• Labour Day sees best performers awarded
GASABO - President Paul Kagame yesterday presided over Labour Day celebrations where he recognised best achievers with certificates and cash prizes ranging from Rwf 500,000 to Rwf 1mn.
During the presentation ceremony, President Kagame, however, challenged those who pick best achievers to think outside the box and start picking new faces.
For instance, Gerald Sina who owns Nyirangarama, an agro-food factory scooped the top prize for the second time, to which Kagame responded that there were many others “down there” or even in government institutions whose very good work is never recognized while they ought to be.
Naming the Directorate General of Immigration and Emigration, as one of those often left out, Kagame observed that it seemed that almost the same people were always being praised while others also very worthy of credit were overlooked.
The President pointed out that the immigration department has attained a commendable level in the use of advanced information technology and providing praise worthy services.
“I followed up on this (the Directorate) and if you don’t bring these people here I will bring them myself and thank them,” he said.
“What about that banana farmer down there who puts into practice all that you advise him and then harvests one weighing over a hundred kilograms?
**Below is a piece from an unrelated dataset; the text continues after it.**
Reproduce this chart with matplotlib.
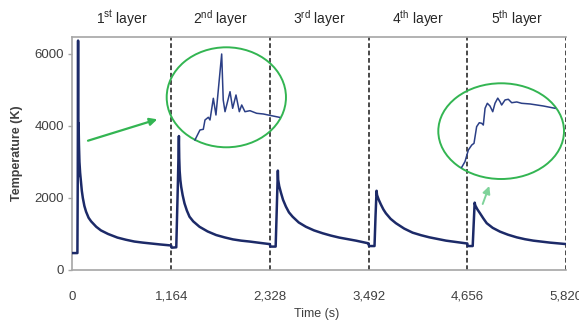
import matplotlib
matplotlib.use("Agg")
import matplotlib.pyplot as plt
from matplotlib.patches import Ellipse

plt.rcParams['font.family'] = ['Liberation Sans', 'DejaVu Sans']
plt.rcParams['mathtext.fontset'] = 'custom'
plt.rcParams['mathtext.rm'] = 'Liberation Sans'

# layer boundaries (s)
layer_start = [0, 1164, 2328, 3492, 4656]
layer_end = 5820
layer_names = [r"1$^{\mathrm{st}}$ layer", r"2$^{\mathrm{nd}}$ layer", r"3$^{\mathrm{rd}}$ layer",
               r"4$^{\mathrm{th}}$ layer", r"5$^{\mathrm{th}}$ layer"]
x_ticks = [0, 1164, 2328, 3492, 4656, 5820]
x_tick_labels = ["0", "1,164", "2,328", "3,492", "4,656", "5,820"]
y_ticks = [0, 2000, 4000, 6000]

# temperature history per layer, time relative to the layer start (s), temperature (K)
t1 = [0, 58, 62, 66, 69, 72, 76, 82, 90, 100, 110, 122, 140, 160, 190, 220, 280, 335, 420, 530,
      630, 730, 830, 930, 1030, 1121, 1163]
T1 = [470, 470, 2500, 6370, 2600, 4080, 3500, 3000, 2700, 2450, 2200, 2000, 1780, 1620, 1450, 1350,
      1200, 1100, 1000, 900, 840, 790, 760, 735, 710, 690, 680]
t2 = [0, 5, 60, 80, 91, 95, 100, 108, 118, 135, 157, 185, 216, 260, 334, 430, 531, 630, 728, 825,
      925, 1040, 1141, 1163]
T2 = [680, 620, 630, 2500, 3720, 3100, 2750, 2500, 2310, 2080, 1850, 1650, 1480, 1350, 1200, 1070,
      970, 905, 850, 815, 790, 755, 725, 720]
t3 = [0, 5, 68, 80, 94, 98, 110, 130, 155, 189, 225, 268, 340, 425, 520, 622, 720, 818, 1015, 1153, 1163]
T3 = [720, 650, 650, 1600, 2760, 2500, 2330, 2150, 1950, 1760, 1600, 1480, 1320, 1200, 1100, 1020,
      955, 900, 815, 745, 740]
t4 = [0, 5, 70, 82, 94, 100, 120, 145, 175, 204, 260, 322, 420, 519, 620, 717, 913, 1149, 1163]
T4 = [740, 665, 665, 1500, 2200, 2080, 1950, 1820, 1680, 1575, 1420, 1300, 1150, 1037, 965, 907,
      815, 740, 738]
t5 = [0, 5, 64, 76, 87, 95, 120, 150, 190, 229, 300, 386, 480, 583, 680, 779, 976, 1164]
T5 = [738, 665, 665, 1300, 1870, 1790, 1680, 1575, 1430, 1300, 1170, 1065, 980, 907, 855, 815, 760, 720]

# zoomed details inside the ellipses (fraction of the ellipse box)
zoom2_x = [0.237, 0.265, 0.279, 0.307, 0.321, 0.349, 0.363, 0.391, 0.413, 0.461, 0.474, 0.489,
           0.531, 0.553, 0.581, 0.609, 0.629, 0.656, 0.698, 0.754, 0.81, 0.944]
zoom2_y = [0.073, 0.14, 0.173, 0.18, 0.273, 0.30, 0.273, 0.49, 0.323, 0.933, 0.473, 0.356,
           0.556, 0.39, 0.523, 0.356, 0.423, 0.356, 0.366, 0.34, 0.333, 0.30]
zoom5_x = [0.186, 0.212, 0.239, 0.266, 0.284, 0.305, 0.326, 0.345, 0.358, 0.372, 0.39, 0.411, 0.433,
           0.451, 0.473, 0.491, 0.504, 0.531, 0.557, 0.584, 0.624, 0.663, 0.73, 0.835, 0.928]
zoom5_y = [0.122, 0.181, 0.303, 0.355, 0.373, 0.547, 0.588, 0.582, 0.564, 0.739, 0.791, 0.763, 0.703,
           0.791, 0.845, 0.808, 0.773, 0.826, 0.833, 0.797, 0.805, 0.791, 0.784, 0.763, 0.739]

line_color = '#1c2a68'
green = '#33b552'
grey = '#a6a6a6'
text_color = '#404040'

fig = plt.figure(figsize=(5.79, 3.26), dpi=100)
ax = fig.add_axes([0.1252, 0.1718, 0.8523, 0.7147])

# main curve
time_all, temp_all = [], []
for start, ts, Ts in zip(layer_start, [t1, t2, t3, t4, t5], [T1, T2, T3, T4, T5]):
    time_all += [start + t for t in ts]
    temp_all += Ts
ax.plot(time_all, temp_all, color=line_color, lw=1.8, solid_joinstyle='round', zorder=3)

# layer boundaries
for b in layer_start[1:] + [layer_end]:
    ax.axvline(b, color='#3a3a3a', lw=1.3, dashes=(2.6, 1.5), zorder=2)

ax.set_xlim(0, layer_end)
ax.set_ylim(0, 6470)
ax.set_xticks(x_ticks)
ax.set_xticklabels(x_tick_labels)
ax.set_yticks(y_ticks)
ax.tick_params(axis='x', length=0, pad=15, labelsize=9.5, colors=text_color)
ax.tick_params(axis='y', length=3, width=1, pad=3, labelsize=9.5, colors=text_color)
ax.tick_params(axis='y', color=grey)
for side in ['left', 'bottom', 'top']:
    ax.spines[side].set_color(grey)
    ax.spines[side].set_linewidth(1.2)
ax.spines['right'].set_visible(False)

ax.set_xlabel("Time (s)", fontsize=9, color=text_color)
ax.xaxis.set_label_coords(0.495, -0.165)
ax.set_ylabel("Temperature (K)", fontsize=9, color=text_color, fontweight='bold')
ax.yaxis.set_label_coords(-0.1, 0.5)

# layer header
for i, name in enumerate(layer_names):
    s = layer_start[i]
    e = layer_start[i + 1] if i + 1 < len(layer_start) else layer_end
    ax.text((s + e) / 2, 1.08, name, transform=ax.get_xaxis_transform(),
            ha='center', va='center', fontsize=10, color='#262626')

# zoom ellipses
for box, zx, zy in [([0.2879, 0.5482, 0.2060, 0.3067], zoom2_x, zoom2_y),
                    ([0.7570, 0.4509, 0.2171, 0.2936], zoom5_x, zoom5_y)]:
    axi = fig.add_axes(box)
    axi.set_xlim(0, 1)
    axi.set_ylim(0, 1)
    axi.axis('off')
    axi.add_patch(Ellipse((0.5, 0.5), 1, 1, fill=False, ec=green, lw=1.4, clip_on=False))
    axi.plot(zx, zy, color='#2b3f86', lw=1.1, solid_joinstyle='round')

# arrows pointing at the zoomed regions
ax.annotate("", xy=(157.3 / 579, 206.7 / 326), xytext=(88 / 579, 185.3 / 326),
            xycoords='figure fraction', textcoords='figure fraction',
            arrowprops=dict(arrowstyle='-|>', color=green, lw=1.6, mutation_scale=11,
                            shrinkA=0, shrinkB=0))
ax.annotate("", xy=(489.3 / 579, 140 / 326), xytext=(482.7 / 579, 122 / 326),
            xycoords='figure fraction', textcoords='figure fraction',
            arrowprops=dict(arrowstyle='-|>', color='#7fd39a', lw=1.4, mutation_scale=11,
                            shrinkA=0, shrinkB=0))

fig.savefig("out.png", dpi=100)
I want him here to be thanked,” President Kagame challenged the judges.
This year’s national Labour Day theme emphasized that productive work which is based on dialogue between employer and employee, is a source of development.
In his speech to mark Labour Day Kagame said enhancing workers’ skills and adopting quality working time are some of the vital basics for improving productivity.
Addressing thousands of employees and employers who had turned up for the Labour Day celebrations, Kagame noted that the occasion served as a reminder of what every country’s most important aim should be – excellent performance, which enables a worker to live well and make savings so as to improve his and the country’s wealth.
He noted that labour productivity in the country was still low compared to what is desired or compared to developed countries.
“The Workforce Development Authority should fulfil its objectives which include technical and vocational training,” Kagame said.
He emphasized that all parties involved, especially the new authority, should expedite plans meant to assist in skills development.
President Kagame, underscored that employees and employers ought to know that it is their work that gives them value, pointing out that if people don’t love work, then they don’t really love themselves.
Also stressed was the need to put in place legislation that facilitates investment in the country and thereby easing investment and job creation.
The Labour Bill that is currently being re-examined by Parliament has clauses that include maternity insurance and a proposal to increase working hours from 40 to 45.
Taking time to expound on the issue, Kagame, in support of the extra working hours underscored that it will boost productivity and hoped it would also be the springboard for progress.
As an example, he argued that if productivity was improved in one working hour, then it would be further augmented in extra working time.
Further still, the President gave a reminder that employees’ productivity increases when the latter work in a better, clean and healthy environment, which was the reason why employers should ensure that their workers are covered by different insurance packages.